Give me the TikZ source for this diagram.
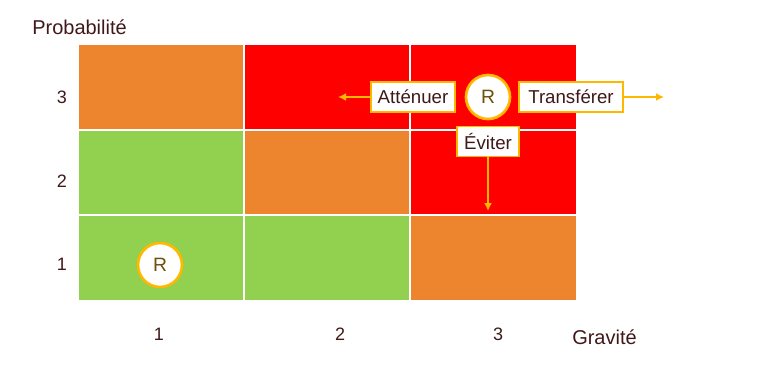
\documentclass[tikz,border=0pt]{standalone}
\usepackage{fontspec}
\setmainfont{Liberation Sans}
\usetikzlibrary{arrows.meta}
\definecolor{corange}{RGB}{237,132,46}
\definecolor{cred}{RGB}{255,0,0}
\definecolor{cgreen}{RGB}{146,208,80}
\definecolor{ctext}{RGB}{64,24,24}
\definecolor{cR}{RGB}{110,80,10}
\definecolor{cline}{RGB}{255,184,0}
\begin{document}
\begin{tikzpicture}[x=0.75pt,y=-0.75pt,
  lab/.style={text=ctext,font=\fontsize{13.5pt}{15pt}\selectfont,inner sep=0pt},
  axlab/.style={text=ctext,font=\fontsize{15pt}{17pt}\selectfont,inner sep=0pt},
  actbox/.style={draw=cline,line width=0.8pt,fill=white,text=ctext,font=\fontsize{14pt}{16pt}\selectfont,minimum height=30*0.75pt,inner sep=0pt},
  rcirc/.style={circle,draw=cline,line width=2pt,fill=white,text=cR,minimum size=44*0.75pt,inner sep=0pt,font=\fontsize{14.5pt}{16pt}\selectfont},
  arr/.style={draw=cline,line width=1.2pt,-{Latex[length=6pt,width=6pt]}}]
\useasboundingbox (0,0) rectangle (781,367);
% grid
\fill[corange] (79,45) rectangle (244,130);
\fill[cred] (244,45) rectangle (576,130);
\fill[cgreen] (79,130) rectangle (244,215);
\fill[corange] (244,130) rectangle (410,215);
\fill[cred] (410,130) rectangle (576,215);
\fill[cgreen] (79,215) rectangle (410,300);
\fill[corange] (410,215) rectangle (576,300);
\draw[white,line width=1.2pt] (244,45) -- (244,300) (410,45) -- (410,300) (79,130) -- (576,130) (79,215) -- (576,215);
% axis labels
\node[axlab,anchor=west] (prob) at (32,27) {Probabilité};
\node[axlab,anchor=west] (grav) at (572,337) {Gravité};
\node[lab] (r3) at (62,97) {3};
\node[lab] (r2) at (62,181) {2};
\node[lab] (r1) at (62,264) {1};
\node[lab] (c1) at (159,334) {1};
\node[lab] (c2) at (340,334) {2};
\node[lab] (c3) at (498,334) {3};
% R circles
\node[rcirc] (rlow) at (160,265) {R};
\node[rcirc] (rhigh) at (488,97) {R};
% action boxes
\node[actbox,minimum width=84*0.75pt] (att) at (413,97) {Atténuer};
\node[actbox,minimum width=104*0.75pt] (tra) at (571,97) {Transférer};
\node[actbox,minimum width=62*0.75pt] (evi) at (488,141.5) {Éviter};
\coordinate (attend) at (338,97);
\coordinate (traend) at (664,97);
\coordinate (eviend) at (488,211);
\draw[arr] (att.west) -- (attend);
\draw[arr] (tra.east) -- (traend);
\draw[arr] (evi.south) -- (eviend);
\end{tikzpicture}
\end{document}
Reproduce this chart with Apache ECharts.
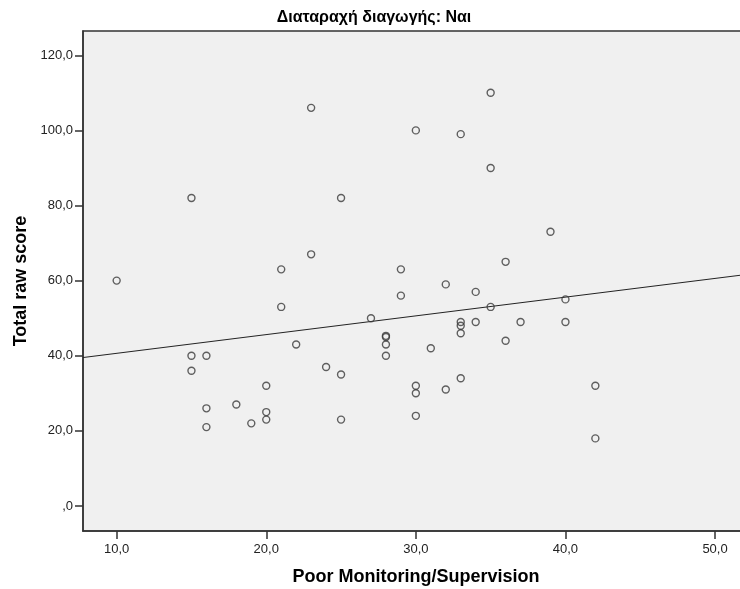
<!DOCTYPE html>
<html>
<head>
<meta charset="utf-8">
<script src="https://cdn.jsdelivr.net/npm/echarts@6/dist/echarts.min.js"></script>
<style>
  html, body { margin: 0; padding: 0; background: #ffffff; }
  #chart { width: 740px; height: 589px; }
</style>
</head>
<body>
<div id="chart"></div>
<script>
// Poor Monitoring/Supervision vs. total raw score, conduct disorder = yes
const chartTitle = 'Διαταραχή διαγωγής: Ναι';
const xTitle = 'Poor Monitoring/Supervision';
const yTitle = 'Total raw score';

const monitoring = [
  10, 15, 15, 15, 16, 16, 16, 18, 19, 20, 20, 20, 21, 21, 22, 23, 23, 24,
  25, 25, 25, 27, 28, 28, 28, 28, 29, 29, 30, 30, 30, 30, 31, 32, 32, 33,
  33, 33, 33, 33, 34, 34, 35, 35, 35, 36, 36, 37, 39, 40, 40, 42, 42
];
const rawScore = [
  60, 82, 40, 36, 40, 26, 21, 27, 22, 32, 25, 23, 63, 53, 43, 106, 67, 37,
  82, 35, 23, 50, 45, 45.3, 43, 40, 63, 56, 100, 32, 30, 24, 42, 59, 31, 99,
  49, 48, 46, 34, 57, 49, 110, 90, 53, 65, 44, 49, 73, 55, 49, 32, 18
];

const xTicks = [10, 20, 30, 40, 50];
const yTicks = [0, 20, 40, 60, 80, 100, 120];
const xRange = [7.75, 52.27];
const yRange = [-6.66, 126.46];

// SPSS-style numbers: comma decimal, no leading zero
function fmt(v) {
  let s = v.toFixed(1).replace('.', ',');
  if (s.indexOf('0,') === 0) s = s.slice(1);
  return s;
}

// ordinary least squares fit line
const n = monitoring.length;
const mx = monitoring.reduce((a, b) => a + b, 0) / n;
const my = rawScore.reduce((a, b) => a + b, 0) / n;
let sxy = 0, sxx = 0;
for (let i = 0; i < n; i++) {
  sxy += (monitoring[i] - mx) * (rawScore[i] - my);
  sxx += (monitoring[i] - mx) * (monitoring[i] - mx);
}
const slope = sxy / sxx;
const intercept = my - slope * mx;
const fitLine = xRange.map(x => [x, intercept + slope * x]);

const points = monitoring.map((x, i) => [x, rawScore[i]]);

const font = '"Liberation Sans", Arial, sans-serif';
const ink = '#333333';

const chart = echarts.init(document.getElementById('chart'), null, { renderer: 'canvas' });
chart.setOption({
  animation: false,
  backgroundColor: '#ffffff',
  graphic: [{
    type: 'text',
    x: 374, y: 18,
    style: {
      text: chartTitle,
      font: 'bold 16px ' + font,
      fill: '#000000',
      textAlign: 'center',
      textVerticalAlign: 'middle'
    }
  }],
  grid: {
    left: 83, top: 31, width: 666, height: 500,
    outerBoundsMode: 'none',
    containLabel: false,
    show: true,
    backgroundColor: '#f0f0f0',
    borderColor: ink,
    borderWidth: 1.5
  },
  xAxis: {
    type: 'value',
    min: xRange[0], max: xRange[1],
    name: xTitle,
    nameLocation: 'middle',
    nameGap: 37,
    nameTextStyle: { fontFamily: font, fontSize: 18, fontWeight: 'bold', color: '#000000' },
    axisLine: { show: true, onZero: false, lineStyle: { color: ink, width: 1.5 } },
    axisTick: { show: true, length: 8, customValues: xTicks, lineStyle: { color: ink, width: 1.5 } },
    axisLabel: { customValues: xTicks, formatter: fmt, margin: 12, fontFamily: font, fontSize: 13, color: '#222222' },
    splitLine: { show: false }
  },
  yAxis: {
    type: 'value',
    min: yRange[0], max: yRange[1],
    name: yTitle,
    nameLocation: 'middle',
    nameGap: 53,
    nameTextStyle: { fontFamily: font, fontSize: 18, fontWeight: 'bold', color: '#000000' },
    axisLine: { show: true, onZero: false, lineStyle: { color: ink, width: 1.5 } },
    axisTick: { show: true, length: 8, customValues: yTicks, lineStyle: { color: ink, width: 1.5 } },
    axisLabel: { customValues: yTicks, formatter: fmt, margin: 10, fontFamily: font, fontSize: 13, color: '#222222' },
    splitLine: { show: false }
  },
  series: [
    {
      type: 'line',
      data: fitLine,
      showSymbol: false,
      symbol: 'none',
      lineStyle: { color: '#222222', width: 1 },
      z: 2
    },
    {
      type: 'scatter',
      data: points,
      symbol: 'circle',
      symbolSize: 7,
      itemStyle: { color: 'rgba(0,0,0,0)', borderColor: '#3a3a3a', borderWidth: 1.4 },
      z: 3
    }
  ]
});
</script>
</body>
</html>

──────

Tally the lines of the data that hold the string "this". Answer with the number and nothing more.

RESPONSE BELOW:
2